Esse reflexo da sociedade machista atrapalha bastante o cinema espanhol atual. Um cinema que neste ano deve ter feito a felicidade dos haters que defendem a teoria de que “fazem filmes demais sobre a Guerra Civil”, uma mentira demolida pelas estatísticas. Filmam-se poucos, mas os de 2019 tiveram uma enorme repercussão: Mientras Dure la Guerra, de Alejandro Amenábar, foi, com justiça, um enorme sucesso de bilheteria, arrecadando mais de 10 milhões de euros (45,2 milhões de reais), e tanto La Trinchera Infinita, de Aitor Arregi, Jose Mari Goenaga e Jon Garaño, obra-prima do silêncio e da dor, como Longa Noite, de Eloy Enciso, refletem o sofrimento silenciado pelas instâncias oficiais de grande parte dos espanhóis. Por esse caminho, o da dor oculta das pessoas comuns, passam três filmes a priori muito diferentes: Buñuel en el Laberinto de las Tortugas, de Salvador Simó; Lo que Arde, de Oliver Laxe, e La Hija de un Ladrón, de Belén Funes.

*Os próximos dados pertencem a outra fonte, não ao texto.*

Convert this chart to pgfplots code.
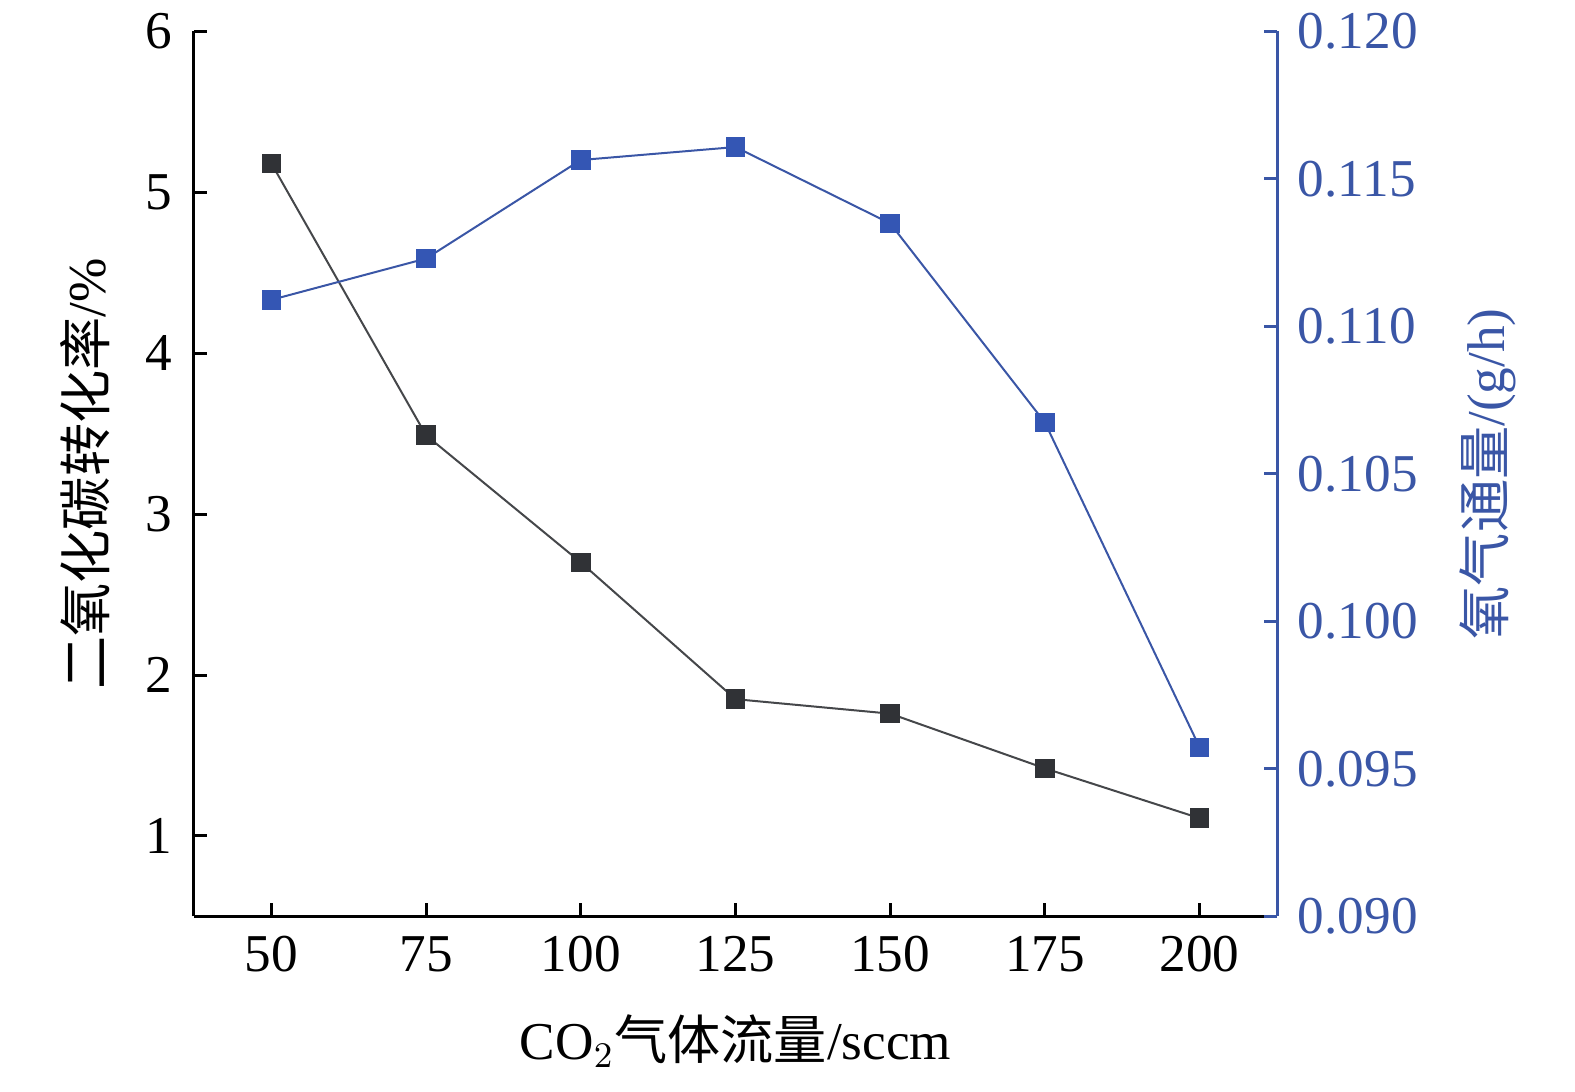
\documentclass[border=0pt]{standalone}
\usepackage{pgfplots}
\pgfplotsset{compat=1.18}
\usetikzlibrary{calc}
\usepackage{fontspec}
\setmainfont{Liberation Serif}
\newfontfamily\cjk{Noto Sans CJK SC}
\definecolor{axblue}{HTML}{3A56A6}
\definecolor{mkblue}{HTML}{3456B4}
\definecolor{mkblack}{HTML}{303236}
\begin{document}
\begin{tikzpicture}
\pgfplotsset{
  common/.style={
    scale only axis, width=270.75pt, height=221.25pt,
    xmin=37.5, xmax=212.5,
    /pgf/number format/assume math mode=true,
    tick label style={font=\fontsize{13.3}{16}\selectfont},
    label style={font=\fontsize{13.3}{16}\selectfont},
    major tick length=3.3pt,
    tick align=inside,
    axis line style={-, line width=0.75pt},
    clip=false,
  }
}
\begin{axis}[common, name=ax,
  axis x line*=bottom, axis y line*=left,
  xtick pos=bottom, ytick pos=left,
  ymin=0.5, ymax=6,
  xtick={50,75,100,125,150,175,200},
  ytick={1,2,3,4,5,6},
  xticklabel style={yshift=-1.5pt},
  yticklabel style={xshift=-2pt},
  xlabel={CO$_2${\cjk 气体流量}/sccm},
  ylabel={{\cjk 二氧化碳转化率}/\%},
  xlabel style={at={(axis description cs:0.5,-0.141)}, anchor=center},
  ylabel style={at={(axis description cs:-0.1006,0.5)}, anchor=center, rotate=0},
  every tick/.style={black, line width=0.75pt},
]
\addplot[color=mkblack!90, line width=0.5pt, mark=square*, mark size=2.2pt,
  mark options={fill=mkblack, draw=mkblack}]
  coordinates {(50,5.18) (75,3.49) (100,2.70) (125,1.85) (150,1.76) (175,1.42) (200,1.11)};
\end{axis}
\begin{axis}[common, at={(ax.south west)}, anchor=south west,
  axis x line=none, axis y line*=right, ytick pos=right,
  ymin=0.090, ymax=0.120,
  ytick={0.090,0.095,0.100,0.105,0.110,0.115,0.120},
  yticklabel pos=right,
  yticklabel style={color=axblue, xshift=1.7pt,
    /pgf/number format/.cd, fixed, fixed zerofill, precision=3},
  scaled y ticks=false,
  axis line style={-, line width=0.75pt, color=axblue},
  every tick/.style={axblue, line width=0.75pt},
  ylabel={{\cjk 氧气通量}/(g/h)},
  ylabel style={at={(axis description cs:1.195,0.5)}, anchor=center, rotate=0, color=axblue, font=\fontsize{13.3}{16}\selectfont},
]
\addplot[color=axblue, line width=0.5pt, mark=square*, mark size=2.2pt,
  mark options={fill=mkblue, draw=mkblue}]
  coordinates {(50,0.1109) (75,0.1123) (100,0.11564) (125,0.11608) (150,0.11349) (175,0.10674) (200,0.09573)};
\end{axis}
\path[use as bounding box] ($(ax.south west)+(-48.5pt,-43.75pt)$) rectangle ++(393.75pt,272pt);
\end{tikzpicture}
\end{document}
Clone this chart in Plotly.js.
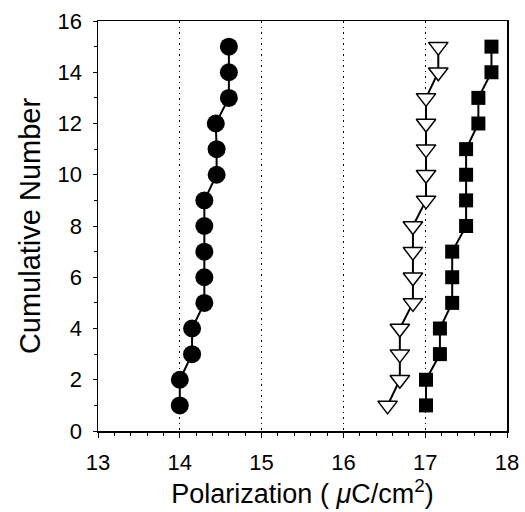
<!DOCTYPE html>
<html>
<head>
<meta charset="utf-8">
<script src="https://cdn.plot.ly/plotly-3.0.1.min.js"></script>
<style>html,body{margin:0;padding:0;background:#fff;}#chart{width:525px;height:512px;}</style>
</head>
<body>
<div id="chart"></div>
<script>
var cumulative = [1,2,3,4,5,6,7,8,9,10,11,12,13,14,15];
var circleX   = [14.0,14.0,14.15,14.15,14.3,14.3,14.3,14.3,14.3,14.45,14.45,14.44,14.6,14.6,14.6];
var triangleX = [16.54,16.69,16.69,16.69,16.85,16.85,16.85,16.85,17.01,17.01,17.01,17.01,17.01,17.16,17.16];
var squareX   = [17.01,17.01,17.18,17.18,17.33,17.33,17.33,17.5,17.5,17.5,17.5,17.65,17.65,17.81,17.81];
var xTicks = [13,14,15,16,17,18];
var yTicks = [0,2,4,6,8,10,12,14,16];

var traces = [
  {x: circleX, y: cumulative, mode: 'lines+markers', type: 'scatter',
   line: {color: '#000', width: 2},
   marker: {symbol: 'circle', size: 18, color: '#000'}},
  {x: triangleX, y: cumulative, mode: 'lines+markers', type: 'scatter',
   line: {color: '#000', width: 2},
   marker: {symbol: 'triangle-down', size: 17, color: '#fff', line: {color: '#000', width: 1.5}}},
  {x: squareX, y: cumulative, mode: 'lines+markers', type: 'scatter',
   line: {color: '#000', width: 2},
   marker: {symbol: 'square', size: 14, color: '#000'}}
];

var fam = 'Liberation Sans, Arial, sans-serif';
var layout = {
  width: 525, height: 512,
  margin: {l: 98, r: 18, t: 21, b: 81},
  paper_bgcolor: '#fff', plot_bgcolor: '#fff',
  showlegend: false,
  font: {family: fam, color: '#000'},
  xaxis: {
    range: [13, 18], tickvals: xTicks, ticktext: xTicks.map(String),
    showline: true, linecolor: '#000', linewidth: 1.5, mirror: true,
    ticks: 'outside', ticklen: 5, tickcolor: '#000',
    minor: {dtick: 0.2, ticks: 'outside', ticklen: 3, tickcolor: '#000', showgrid: false},
    showgrid: true, gridcolor: '#000', gridwidth: 1.2, griddash: '1.5px,4px',
    zeroline: false,
    ticklabelstandoff: 6,
    tickfont: {family: fam, size: 22, color: '#000'},
    title: {text: 'Polarization ( <i>μ</i>C/cm<sup>2</sup>)', font: {family: fam, size: 27, color: '#000'}, standoff: 4}
  },
  yaxis: {
    range: [0, 16], tickvals: yTicks, ticktext: yTicks.map(String),
    showline: true, linecolor: '#000', linewidth: 1.5, mirror: true,
    ticks: 'outside', ticklen: 4, tickcolor: '#000',
    minor: {dtick: 1, ticks: 'outside', ticklen: 3, tickcolor: '#000', showgrid: false},
    showgrid: false, zeroline: false,
    ticklabelstandoff: 6,
    tickfont: {family: fam, size: 22, color: '#000'},
    title: {text: 'Cumulative Number', font: {family: fam, size: 29, color: '#000'}, standoff: 8}
  }
};

Plotly.newPlot('chart', traces, layout, {displayModeBar: false, staticPlot: true});
</script>
</body>
</html>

Para o final, o tango do ano: aquele que Pedro Almodóvar e Bong Joon-ho dançam desde maio em Cannes, com seus filmes Dor e Glória e Parasita — este, o ganhador da Palma de Ouro. As duas obras-primas dividiram os troféus ao longo desta temporada de premiações, que acaba em fevereiro com o Oscar. O espanhol encontrou em si mesmo um fascinante artista doente ao qual Antonio Banderas adicionou sua fragilidade e uma interpretação repleta de riscos. Fazendo ficção, Almodóvar encontrou sua maior verdade. Agora, ultrapassada essa fronteira, abandonado o pudor em prol da realização de um de seus melhores filmes, qual será o próximo passo do cineasta? Abrir-se a outras vozes, a outros formatos? Quanto ao coreano Bong, sua obra usa os gêneros mais odiados pelo cinema de autor — o fantástico, o terror, o thriller — para falar da sociedade atual, para analisar a baixeza que o triunfo do capitalismo liberal traz consigo. E isso o transformou na voz, ao lado de Guillermo del Toro, de toda uma geração mundial de diretores (com ampla representação espanhola; Bong diz que não conhece um país mais parecido com sua Coreia do Sul do que a Espanha) que entendem o gênero como uma arma poderosa de sedução. Bong é um dos nossos.